Note that setting the value of reference and backreferences-related fields is generally not allowed, when a line instance is connected to a Gfa object (see the References chapter).

>>> gfa = gfapy.Gfa(version='gfa1')
>>> l = gfapy.Line("L\ts1\t+\ts2\t-\t*")
>>> l.from_name
's1'
>>> l.from_segment = "s3"
>>> l.from_name
's3'
>>> gfa.add_line(l)
>>> l.from_segment = "s4"
Traceback (most recent call last):
...
gfapy.error.RuntimeError: ...

Validation

The content of all positional fields must be a correctly formatted string according to the rules given in the GFA specifications (or a Python object whose string representation is a correctly formatted string).

Depending on the validation level, more or less checks are done automatically (see the Validation chapter). Not regarding which validation level is selected, the user can trigger a manual validation using the validate_field(fieldname) method for a single field, or using validate, which does a full validation on the whole line, including all positional fields.

>>> line = gfapy.Line("H\txx:i:1")
>>> line.validate_field("xx")
>>> line.validate()

Aliases

For some fields, aliases are defined, which can be used in all contexts where the original field name is used (i.e. as parameter of a method, and the same setter and getter methods defined for the original field name are also defined for each alias, see below).

>>> gfa1_path = gfapy.Line("P\tX\t1-,2+,3+\t*")
>>> gfa1_path.name == gfa1_path.path_name
True
>>> edge = gfapy.Line("E\t*\tA+\tB-\t0\t10\t90\t100$\t*")
>>> edge.eid == edge.name
True
>>> containment = gfapy.Line("C\tA\t+\tB\t-\t10\t*")
>>> containment.from_segment == containment.container
True
>>> segment = gfapy.Line("S\t1\t*")
>>> segment.sid == segment.name
True
>>> segment.sid
'1'
>>> segment.name = '2'
>>> segment.sid
'2'

Name

Different record types have an identifier field: segments (name in GFA1, sid in GFA2), paths (path_name), edge (eid), fragment (sid), gap (gid), groups (pid).
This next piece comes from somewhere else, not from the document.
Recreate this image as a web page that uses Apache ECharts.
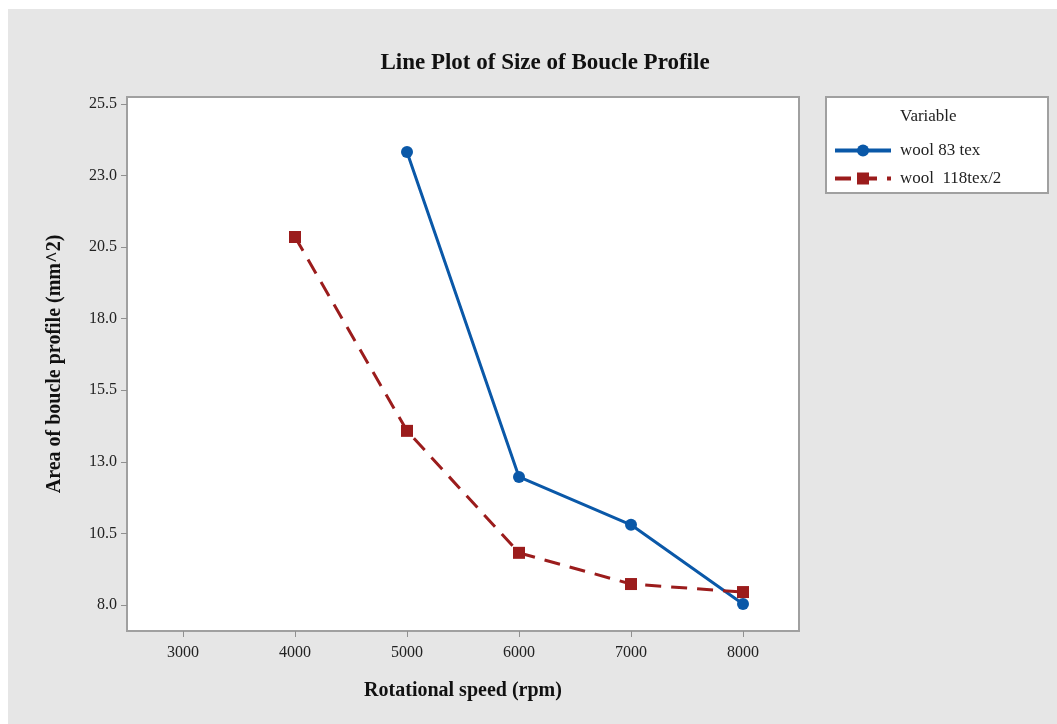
<!DOCTYPE html>
<html>
<head>
<meta charset="utf-8">
<script src="https://cdn.jsdelivr.net/npm/echarts@6/dist/echarts.min.js"></script>
<style>
html,body{margin:0;padding:0;background:#fff;}
#c{width:1057px;height:724px;}
</style>
</head>
<body>
<div id="c"></div>
<script>
const xTicks = [3000, 4000, 5000, 6000, 7000, 8000];
const yTicks = [8.0, 10.5, 13.0, 15.5, 18.0, 20.5, 23.0, 25.5];
const seriesNames = ['wool 83 tex', 'wool  118tex/2'];
const wool83 = [[5000, 23.82], [6000, 12.47], [7000, 10.80], [8000, 8.03]];
const wool118 = [[4000, 20.85], [5000, 14.08], [6000, 9.82], [7000, 8.73], [8000, 8.45]];

const serif = 'Liberation Serif';
const chart = echarts.init(document.getElementById('c'));
chart.setOption({
  backgroundColor: '#e6e6e6',
  animation: false,
  title: {
    text: 'Line Plot of Size of Boucle Profile',
    left: 540, top: 47, textAlign: 'center',
    textStyle: {fontFamily: serif, fontWeight: 'bold', fontSize: 23, color: '#111'}
  },
  graphic: [
    {type: 'rect', shape: {x: 0, y: 0, width: 1057, height: 9}, style: {fill: '#fff'}, z: 100},
    {type: 'rect', shape: {x: 0, y: 0, width: 8, height: 724}, style: {fill: '#fff'}, z: 100},
    {type: 'rect', shape: {x: 826, y: 97, width: 222, height: 96}, style: {fill: '#fff', stroke: '#a0a0a0', lineWidth: 2}, z: 1},
    {type: 'text', left: 900, top: 108, style: {text: 'Variable', fontFamily: serif, fontSize: 17, fill: '#222'}, z: 2}
  ],
  legend: {
    left: 828, top: 137, orient: 'vertical', itemGap: 11,
    itemWidth: 56, itemHeight: 15,
    data: seriesNames,
    lineStyle: {width: 4},
    textStyle: {fontFamily: serif, fontSize: 17, color: '#222', padding: [0, 0, 0, 4]},
    z: 3
  },
  grid: {
    left: 127, right: 258, top: 97, bottom: 93,
    show: true, backgroundColor: '#fff', borderColor: '#a0a0a0', borderWidth: 2
  },
  xAxis: {
    type: 'value', min: 2500, max: 8500,
    name: 'Rotational speed (rpm)', nameLocation: 'middle', nameGap: 50,
    nameTextStyle: {fontFamily: serif, fontWeight: 'bold', fontSize: 20, color: '#111'},
    axisLine: {show: false},
    axisTick: {show: true, customValues: xTicks, length: 6, lineStyle: {color: '#909090'}},
    axisLabel: {customValues: xTicks, fontFamily: serif, fontSize: 16, color: '#222', margin: 14,
      formatter: v => String(v)},
    splitLine: {show: false}
  },
  yAxis: {
    type: 'value', min: 7.09, max: 25.74,
    name: 'Area of boucle profile (mm^2)', nameLocation: 'middle', nameGap: 62,
    nameTextStyle: {fontFamily: serif, fontWeight: 'bold', fontSize: 20, color: '#111'},
    axisLine: {show: false},
    axisTick: {show: true, customValues: yTicks, length: 6, lineStyle: {color: '#909090'}},
    axisLabel: {customValues: yTicks, fontFamily: serif, fontSize: 16, color: '#222', margin: 10,
      formatter: v => v.toFixed(1)},
    splitLine: {show: false}
  },
  series: [
    {
      name: seriesNames[0], type: 'line', data: wool83,
      symbol: 'circle', symbolSize: 12,
      lineStyle: {color: '#0a58a8', width: 3},
      itemStyle: {color: '#0a58a8'}, z: 3
    },
    {
      name: seriesNames[1], type: 'line', data: wool118,
      symbol: 'rect', symbolSize: 12,
      lineStyle: {color: '#9b1c1c', width: 3, type: [16, 10]},
      itemStyle: {color: '#9b1c1c'}, z: 4
    }
  ]
});
</script>
</body>
</html>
All these fields are aliased to name. This allows the user for example to set the identifier of a line using the name=(value) method using the same syntax for different record types (segments, edges, paths, fragments, gaps and groups).

Version-specific field names

For segments the GFA1 name and the GFA2 sid are equivalent fields. For this reason an alias sid is defined for GFA1 segments and name for GFA2 segments.

Crypical field names

The definition of from and to for containments is somewhat cryptic. Therefore following aliases have been defined for containments: container[_orient] for from[_|segment|orient]; contained[_orient] for to[_segment|orient].